As far as I can see, these tests come with the same public domain dedication as the rest of the code.

You may be referring to the TH3 tests (https://sqlite.org/th3.html). The main goal (100% branch coverage, 100% MC/DC) would not be achievable for a Rust implementation (or at least an idiomatic Rust implementation …) because of the remaining dynamic run-time checks Rust requires for safety.

  • sqlite also has some runtime checks that are expected to be always true or always false, and solves that by using a custom macro that removes these branches during branch coverage test.

    The same would be possible in Rust. Everything that could panic has a non-panicking alternative, and you could conditionally insert `unreachable_unchecked()` to error handling branches to remove them. That wouldn't be most idiomatic, but SQLite's solution is also a custom one.

> The SQLite3 business model is that SQLite3 is open source but the best test suite for it is proprietary

no.

the business model is services, and a red phone to companies who use sqlite in production. like nokia back in the days when we had these little flip phones, or desk phones had a "rolodesk" built in, or many other embedded uses of a little lovely dependable data store.

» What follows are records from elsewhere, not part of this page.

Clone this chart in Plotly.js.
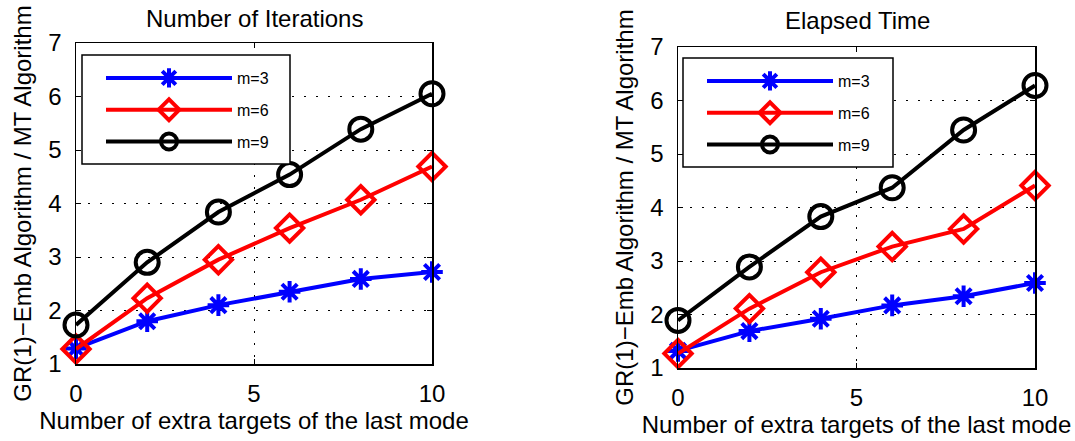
<!DOCTYPE html>
<html>
<head>
<meta charset="utf-8">
<script src="https://cdn.plot.ly/plotly-3.0.1.min.js"></script>
<style>html,body{margin:0;padding:0;background:#fff}#chart{width:1075px;height:441px}</style>
</head>
<body>
<div id="chart"></div>
<script>
// ---- data ----
const xTargets = [0, 2, 4, 6, 8, 10];
const iterM3 = [1.29, 1.80, 2.10, 2.35, 2.59, 2.72];
const iterM6 = [1.28, 2.23, 2.95, 3.54, 4.07, 4.69];
const iterM9 = [1.73, 2.90, 3.84, 4.54, 5.39, 6.05];
const timeM3 = [1.32, 1.69, 1.92, 2.17, 2.34, 2.59];
const timeM6 = [1.27, 2.11, 2.79, 3.27, 3.60, 4.41];
const timeM9 = [1.89, 2.89, 3.83, 4.37, 5.45, 6.28];
const seriesNames = ['m=3', 'm=6', 'm=9'];
const panelTitles = ['Number of Iterations', 'Elapsed Time'];
const xTitle = 'Number of extra targets of the last mode';
const yTitle = 'GR(1)\u2212Emb Algorithm / MT Algorithm';
const xTickVals = [0, 5, 10];
const yTickVals = [1, 2, 3, 4, 5, 6, 7];

const FONT = 'Liberation Sans, Arial, Helvetica, sans-serif';
const colors = ['#0000ff', '#ff0000', '#000000'];
const symbols = ['asterisk-open', 'diamond-open', 'circle-open'];
const msize = [18, 21, 23];

function mk(y, i, xa, ya, leg) {
  return {
    x: xTargets, y: y, type: 'scatter', mode: 'lines+markers',
    name: seriesNames[i], xaxis: xa, yaxis: ya, legend: leg,
    legendgroup: leg + i, cliponaxis: false,
    line: {color: colors[i], width: 4},
    marker: {symbol: symbols[i], size: msize[i], color: colors[i],
             line: {color: colors[i], width: 4}}
  };
}
const data = [
  mk(iterM3, 0, 'x', 'y', 'legend'), mk(iterM6, 1, 'x', 'y', 'legend'), mk(iterM9, 2, 'x', 'y', 'legend'),
  mk(timeM3, 0, 'x2', 'y2', 'legend2'), mk(timeM6, 1, 'x2', 'y2', 'legend2'), mk(timeM9, 2, 'x2', 'y2', 'legend2')
];

function xax(dom, anchor) {
  return {domain: dom, anchor: anchor, range: [0, 10], tickvals: xTickVals,
    ticks: 'inside', ticklen: 5, tickcolor: '#000', showline: true, linecolor: '#000', linewidth: 1.5,
    mirror: 'ticks', showgrid: true, gridcolor: '#000', gridwidth: 1, griddash: '2px,10px',
    zeroline: false, tickfont: {family: FONT, size: 24, color: '#000'}, ticklabelstandoff: 8,
    title: {text: xTitle, font: {family: FONT, size: 24, color: '#000'}, standoff: 6}, automargin: false};
}
function yax(dom, anchor) {
  return {domain: dom, anchor: anchor, range: [1, 7], tickvals: yTickVals,
    ticks: 'inside', ticklen: 5, tickcolor: '#000', showline: true, linecolor: '#000', linewidth: 1.5,
    mirror: 'ticks', showgrid: true, gridcolor: '#000', gridwidth: 1, griddash: '2px,10px',
    zeroline: false, tickfont: {family: FONT, size: 24, color: '#000'}, ticklabelstandoff: 8,
    title: {text: yTitle, font: {family: FONT, size: 24, color: '#000'}, standoff: 10}, automargin: false};
}
function leg(x, y) {
  return {x: x, y: y, xanchor: 'left', yanchor: 'top', bgcolor: 'rgba(0,0,0,0)', borderwidth: 0,
    font: {family: FONT, size: 16, color: '#000'}, itemwidth: 126, tracegroupgap: 8, itemclick: false};
}
function legBox(x0, y0, x1, y1) {
  return {type: 'rect', xref: 'paper', yref: 'paper', x0: x0/1075, x1: x1/1075, y0: 1 - y1/441, y1: 1 - y0/441,
    fillcolor: '#fff', line: {color: '#000', width: 1.5}, layer: 'above'};
}

const layout = {
  width: 1075, height: 441, margin: {l: 0, r: 0, t: 0, b: 0},
  paper_bgcolor: '#fff', plot_bgcolor: '#fff', showlegend: true,
  xaxis: xax([76/1075, 432/1075], 'y'),
  yaxis: yax([1 - 364/441, 1 - 43/441], 'x'),
  xaxis2: xax([678/1075, 1035/1075], 'y2'),
  yaxis2: yax([1 - 368/441, 1 - 47/441], 'x2'),
  legend: leg(101/1075, 1 - 61/441),
  legend2: leg(702/1075, 1 - 64/441),
  shapes: [legBox(82, 55, 290, 164), legBox(683, 58, 893, 167)],
  annotations: [
    {text: panelTitles[0], xref: 'paper', yref: 'paper', x: 254/1075, y: 1 - 18/441, xanchor: 'center', yanchor: 'middle',
     showarrow: false, font: {family: FONT, size: 24, color: '#000'}},
    {text: panelTitles[1], xref: 'paper', yref: 'paper', x: 857/1075, y: 1 - 20/441, xanchor: 'center', yanchor: 'middle',
     showarrow: false, font: {family: FONT, size: 24, color: '#000'}}
  ]
};
Plotly.newPlot('chart', data, layout, {staticPlot: true, displayModeBar: false});
</script>
</body>
</html>
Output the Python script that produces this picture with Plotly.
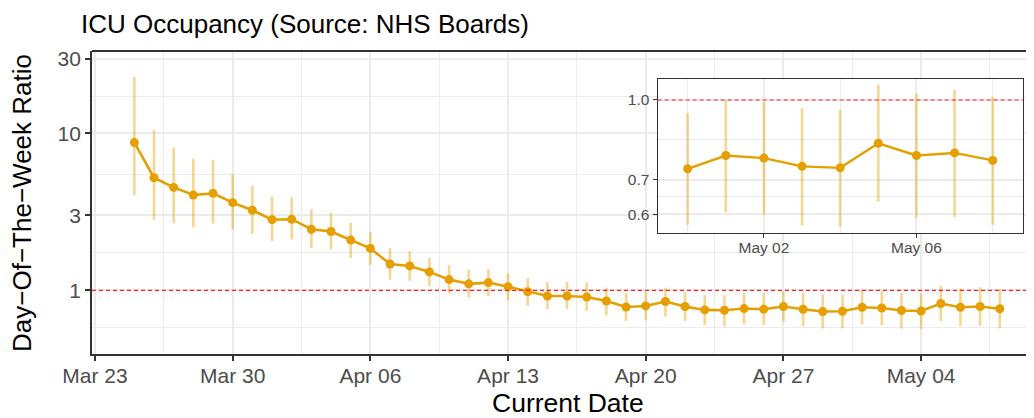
import plotly.graph_objects as go
import pandas as pd

# ---- data ----
dates = pd.date_range("2020-03-25", "2020-05-08", freq="D")
ratio = [8.74, 5.22, 4.53, 4.05, 4.15, 3.62, 3.24, 2.82, 2.84, 2.45,
         2.37, 2.09, 1.85, 1.47, 1.43, 1.31, 1.17, 1.10, 1.12, 1.055,
         0.98, 0.92, 0.92, 0.907, 0.855, 0.783, 0.795, 0.848, 0.788, 0.75,
         0.746, 0.765, 0.757, 0.788, 0.757, 0.732, 0.735, 0.780, 0.771, 0.743,
         0.738, 0.824, 0.780, 0.789, 0.763]
lower = [4.03, 2.82, 2.69, 2.52, 2.66, 2.44, 2.29, 2.06, 2.11, 1.85,
         1.82, 1.61, 1.45, 1.17, 1.15, 1.06, 0.957, 0.90, 0.92, 0.864,
         0.795, 0.757, 0.76, 0.74, 0.694, 0.638, 0.648, 0.68, 0.638, 0.60,
         0.59, 0.608, 0.60, 0.63, 0.59, 0.571, 0.572, 0.605, 0.598, 0.570,
         0.567, 0.635, 0.590, 0.592, 0.572]
upper = [22.9, 10.5, 8.13, 6.89, 6.79, 5.53, 4.64, 3.97, 3.91, 3.27,
         3.11, 2.69, 2.36, 1.86, 1.78, 1.61, 1.45, 1.35, 1.36, 1.28,
         1.20, 1.13, 1.13, 1.12, 1.04, 0.957, 0.976, 1.04, 0.976, 0.93,
         0.93, 0.966, 0.966, 0.99, 0.966, 0.943, 0.942, 1.0, 0.992, 0.963,
         0.956, 1.07, 1.03, 1.046, 1.015]
inset_count = 9  # last 9 days shown in the inset

main_ticks = pd.date_range("2020-03-23", "2020-05-04", freq="7D")
main_minor = pd.date_range("2020-03-26 12:00", "2020-05-07 12:00", freq="7D")
y_ticks = [1, 3, 10, 30]
y_minor = [0.577, 1.732, 5.477, 17.32]
inset_ticks = ["2020-05-02", "2020-05-06"]
inset_minor = ["2020-04-30", "2020-05-04", "2020-05-08"]
inset_y_ticks = [0.6, 0.7, 1.0]
inset_y_text = ["0.6", "0.7", "1.0"]
inset_y_minor = [0.648, 0.837]

ORANGE = "#E69F00"
ERR = "rgba(230,159,0,0.42)"
GRID = "#EBEBEB"
DARK = "#333333"
TICKTXT = "#4D4D4D"
FONT = "Liberation Sans, Arial, sans-serif"

# the page body adds an 8px margin; the figure is sized to compensate
OFF = 8
W, H = 1034 - OFF, 418 - OFF


def segments(xs, lo, hi):
    ex, ey = [], []
    for d, a, b in zip(xs, lo, hi):
        ex += [d, d, None]
        ey += [a, b, None]
    return ex, ey


fig = go.Figure()
ex, ey = segments(dates, lower, upper)
fig.add_trace(go.Scatter(x=ex, y=ey, mode="lines",
                         line=dict(color=ERR, width=2.6),
                         hoverinfo="skip", showlegend=False,
                         xaxis="x", yaxis="y"))
fig.add_trace(go.Scatter(x=dates, y=ratio, mode="lines+markers",
                         line=dict(color=ORANGE, width=2.6),
                         marker=dict(color=ORANGE, size=9),
                         showlegend=False, xaxis="x", yaxis="y"))

idates = dates[-inset_count:]
iex, iey = segments(idates, lower[-inset_count:], upper[-inset_count:])
fig.add_trace(go.Scatter(x=iex, y=iey, mode="lines",
                         line=dict(color=ERR, width=2.6),
                         hoverinfo="skip", showlegend=False,
                         xaxis="x2", yaxis="y2"))
fig.add_trace(go.Scatter(x=idates, y=ratio[-inset_count:], mode="lines+markers",
                         line=dict(color=ORANGE, width=2.4),
                         marker=dict(color=ORANGE, size=9),
                         showlegend=False, xaxis="x2", yaxis="y2"))

fig.update_layout(
    width=W, height=H,
    margin=dict(l=92 - OFF, r=0, t=51 - OFF, b=64, autoexpand=False),
    paper_bgcolor="white", plot_bgcolor="white",
    font=dict(family=FONT, color="black"),
    title=dict(text="ICU Occupancy (Source: NHS Boards)",
               font=dict(size=26, color="black", family=FONT),
               xref="container", x=(81 - OFF) / W, xanchor="left",
               yref="container", y=1 - (24.2 - OFF) / H, yanchor="middle"),
    xaxis=dict(type="date", domain=[0, 1], anchor="y",
               range=["2020-03-22 20:20", "2020-05-09 17:45"],
               tickvals=main_ticks, tickformat="%b %d",
               tickfont=dict(size=21, color=TICKTXT), ticklabelstandoff=-3,
               ticks="outside", ticklen=5, tickwidth=1.8, tickcolor=DARK,
               showline=True, linecolor=DARK, linewidth=1.8, mirror=False,
               showgrid=True, gridcolor=GRID, gridwidth=2, zeroline=False,
               minor=dict(tickvals=main_minor, showgrid=True,
                          gridcolor=GRID, gridwidth=1, ticks="")),
    yaxis=dict(type="log", domain=[0, 1], anchor="x",
               range=[-0.406, 1.5255],
               tickvals=y_ticks, ticktext=[str(v) for v in y_ticks],
               tickfont=dict(size=21, color=TICKTXT),
               ticks="outside", ticklen=5, tickwidth=1.8, tickcolor=DARK,
               showline=True, linecolor=DARK, linewidth=1.8, mirror=False,
               showgrid=True, gridcolor=GRID, gridwidth=2, zeroline=False,
               minor=dict(tickvals=y_minor, showgrid=True,
                          gridcolor=GRID, gridwidth=1, ticks="")),
    xaxis2=dict(type="date", domain=[0.6005, 0.988], anchor="y2",
                range=["2020-04-29 05:07", "2020-05-08 18:53"],
                tickvals=inset_ticks, tickformat="%b %d",
                tickfont=dict(size=15.5, color=TICKTXT), ticklabelstandoff=-3,
                ticks="outside", ticklen=4, tickwidth=1.3, tickcolor=DARK,
                showline=True, linecolor=DARK, linewidth=1.3, mirror=True,
                showgrid=True, gridcolor=GRID, gridwidth=1.6, zeroline=False,
                minor=dict(tickvals=inset_minor, showgrid=True,
                           gridcolor=GRID, gridwidth=0.9, ticks="")),
    yaxis2=dict(type="log", domain=[0.4003, 0.9086], anchor="x2",
                range=[-0.258, 0.0414],
                tickvals=inset_y_ticks, ticktext=inset_y_text,
                tickfont=dict(size=15.5, color=TICKTXT),
                ticks="outside", ticklen=4, tickwidth=1.3, tickcolor=DARK,
                showline=True, linecolor=DARK, linewidth=1.3, mirror=True,
                showgrid=True, gridcolor=GRID, gridwidth=1.6, zeroline=False,
                minor=dict(tickvals=inset_y_minor, showgrid=True,
                           gridcolor=GRID, gridwidth=0.9, ticks="")),
)

# reference lines at ratio 1
fig.add_shape(type="line", xref="x domain", yref="y", x0=0, x1=1, y0=1, y1=1,
              line=dict(color="#FF2020", width=1.2, dash="4px,3px"), layer="above")
fig.add_shape(type="line", xref="x2 domain", yref="y2", x0=0, x1=1, y0=1, y1=1,
              line=dict(color="#FF2020", width=1.2, dash="4px,3px"), layer="above")
# top border of the main panel (panel continues beyond the right edge)
fig.add_shape(type="line", xref="paper", yref="paper", x0=0, x1=1.05, y0=1, y1=1,
              line=dict(color=DARK, width=1.8), layer="above")

# axis titles
fig.add_annotation(text="Current Date", xref="paper", yref="paper",
                   x=0.5048, y=-0.163, xanchor="center", yanchor="middle",
                   showarrow=False, font=dict(size=26.5, color="black", family=FONT))
fig.add_annotation(text="Day\u2212Of\u2212The\u2212Week Ratio", xref="paper", yref="paper",
                   x=-0.0749, y=0.5, xanchor="center", yanchor="middle",
                   textangle=-90, showarrow=False,
                   font=dict(size=26, color="black", family=FONT))

fig.write_html("out.html")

the services include porting to and "certification" on specifically requested hardware and OS combinations, with indeed proprietary test suites. now these are not owned by sqlite, but by third parties. which license them to sqlite (the company).

and it started with being paid by the likes of nokia or IBM to make sqlite production ready, add mc/dc coverage, implement fuzzing, etc etc etc.,

their license asks you to do good not evil. and they take that serious and try their best to do the same. their own stuff is to an extreme extend in the public domain.

  • > companies who use sqlite in production

    It's not just old Nokias or desktop phones, nor just embedded sytsems. sqlite is almost everywhere. Adobe, Apple, Microsoft, Google, Mozilla and many other companies use it in very widely deployed software.

  • > > The SQLite3 business model is that SQLite3 is open source but the best test suite for it is proprietary

    > no.

    > the business model is services, and a red phone to companies who use sqlite in production. like nokia back in the days when we had these little flip phones, or desk phones had a "rolodesk" built in, or many other embedded uses of a little lovely dependable data store.

    Members of the SQLite Consortium surely have this "red phone" you speak of. So in what way was my characterization of their business model wrong?

> The U.S. government wants everyone to abandon C/C++

That's the position of two federal agencies, namely, FBI and CISA. They don't describe how this change will reduce CVEs or why the languages they prefer still produce projects with CVEs.

I don't particularly hold the technical or social acumen of FBI or CISA in particularly high regard and I'm not sure why anyone would by default either. Mostly because they say things like "switch to python!" without once accounting for the fact that python is written in C.

It's an absurd point to invoke as a defense of this idea.

Why does the fork have to gain traction?

You keep and maintain your local fork that does what you need it to do. perhaps if you are charitable you share it with others. but you don't need to do this. and it just adds support burden.

  • If you don't care about traction then you wouldn't seek press for your fork to begin with. TFA is clearly seeking traction.

Also the very rigid testing makes the rewrite a lot easier to validate.

  • ...as long as you can persuade the keepers of the proprietary test suite to agree to run it against your code.

    • Even without that, it’s helpful. It means there is less (no?) undefined behavior that you will need to emulate to maintain compatibility. You can just follow the spec.

      2 replies →

> The U.S. government wants everyone to abandon C/C++ -- how will they do this if they depend on SQLite3?

ABI, the same way you don't need the Linux kernel to be rewritten to remove your app dependency on C/C++

Just stumbled onto this forum. Really, appreciated such a thoughtful and insightful comment. Nice corner of the internet you have here.

  • Welcome to HN! (I'm a mod here.) I'm curious—how did you find us?